Law: Managing to set standards: Sharon Wallach looks at the research behind the Law Society's new practice methods

Sharon Wallach
Thursday 13 May 1993 23:02

LATER this month, the Law Society is to publish practice management standards for solicitors' firms. The standards were developed with the help of research carried out by John Jenkins of the society's research and policy planning unit, examining the practice management methods used by firms with 10 or fewer partners.

The research, described as descriptive rather than evaluative, is the first stage of a project that aims to produce models of effective methods of managing different-size practices. It examines three groups: sole practitioners, two-to-four-partner firms, and five-to-10-partner practices.

There was some debate over the decision to include sole practitioners, Mr Jenkins says, many of whom feel that they are already the subject of too much scrutiny and criticism. But, says Mr Jenkins, any formal system of practice management standards must take into account the special requirements of all types of practice.

Many of the findings fulfil expectations. The large firms within the survey, for instance, are shown to be more likely to plan than smaller firms, with the highest incidence of planning revealed in firms with more than 50 staff or in those with managing partners.

Half of sole practitices and small partnerships, and nearly 80 per cent of the larger partnerships, prepare income and expenditure budgets. Relatively few firms prepare annual budgets for capital expenditure, although there is a high incidence of preparing lists of debtors.

The smaller firms tend to think that forecasting fees and expenditure further than a year ahead is impossible. Those firms that have grown in the past five years are more likely to ascribe this to special skills, good client relationships or luck, than to careful planning. This may be the explanation for the finding that firms that believe themselves to be highly efficient are the least likely to prepare plans, budgets or forecasts.

Half the sole practitioners and more than two-thirds of partnerships rate their firms as fairly efficient. A third of sole practitioners believe their firm is as efficient as they and their staff can make it - only 9 per cent of the two-to-four-partner firms, and 4 per cent of the larger firms, believe this.

Expectation of a future increase in fee income rises with the size of firm. Respondents who place their firm in the category 'as efficient as we can make it' tend to be more pessimistic about future prospects.

Asked which changes have contributed most to improved efficiency, the most frequently mentioned are the introduction of new technology and better management systems. Obstacles to this are cited as fee earning pressures, lack of time and the recession. A third of firms with more than 50 staff regard the appointment of a practice manager as important.

In 1991, the Law Society introduced a new practice rule (Rule 15) to deal with client care and complaints procedures. However, the research study reveals that only 41 per cent of sole practitioners have introduced an in- house procedure, compared to 70 per cent of two-to-four-partner firms and 79 per cent of the five-to-10-partner firms.

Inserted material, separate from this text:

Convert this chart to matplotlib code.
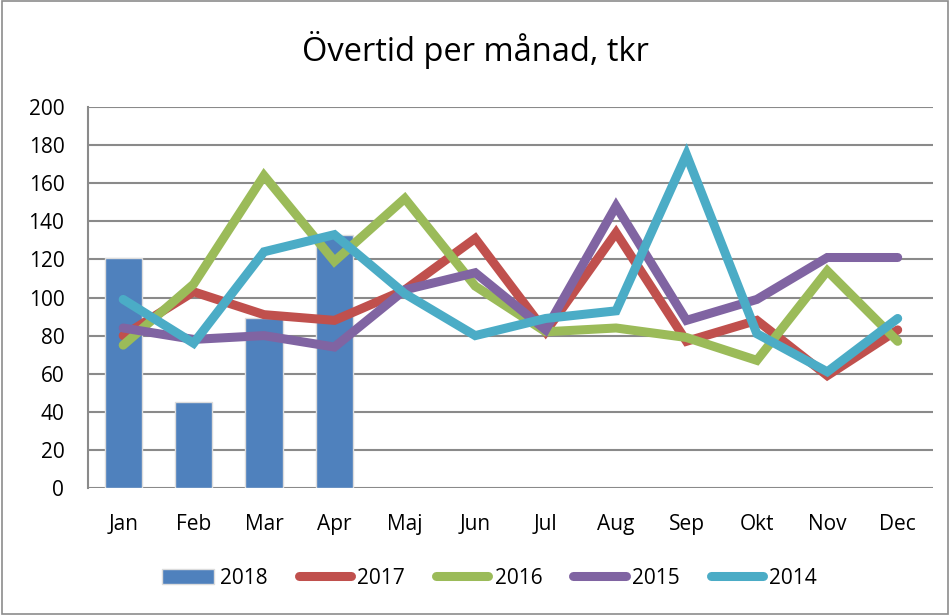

Even those firms with in-house procedures do not always explain them to clients. The number of firms that do varies from 17 per cent for sole practitioners to 47 per cent in the largest firms sampled. The annual number of complaints per partner received by firms with complaints systems is marginally higher for sole practitioners - 1.1 as against 0.9 in the other two samples.

The study also reveals an apparent reluctance to explain the firm's fee structure to clients. A quarter of sole practitioners and the smaller partnerships say they discuss costs only in response to questions from clients.

The smaller the firm, the more likely is the expectation of continuing with the same kind of work in the future. The services for which a significant number of firms expect an increase are litigation and commercial work. Fall-offs are expected in residential conveyancing, criminal, and legal aid work.

Needless to say, the recession has had a marked influence on priorities for future improvement. Top priority is given to systems enabling prompt collection of debts. Better communications with clients ranks second in the case of sole practitioners, while partnerships place measuring the income and profitability of fee-earners second in importance. All firms rank a better knowledge of the profitable mix of the business third. Interestingly, partnerships tend to give all suggested improvements a higher priority rating than do the sole practitioners.

Firms were asked how much advice they needed. The highest proportion of respondents who say they needed none is to be found among sole practitioners. Those who do admit to needing help seek it for installing computer technology and for targetting specific groups of clients. In general, specialist consultants are the preferred source of advice on computing, while the Law Society receives higher preference scores for training, marketing and general advice.

The next stage of the project will take place in the autumn. 'We are looking to do case studies to find out how the recommendations stand up in practice,' Mr Jenkins says. The project will be dependent on volunteers, and he would like to hear from firms prepared to take part. However, smaller practices only need apply. 'At this stage we have no plans to examine the larger firms,' he says. Future research will also test the views of clients.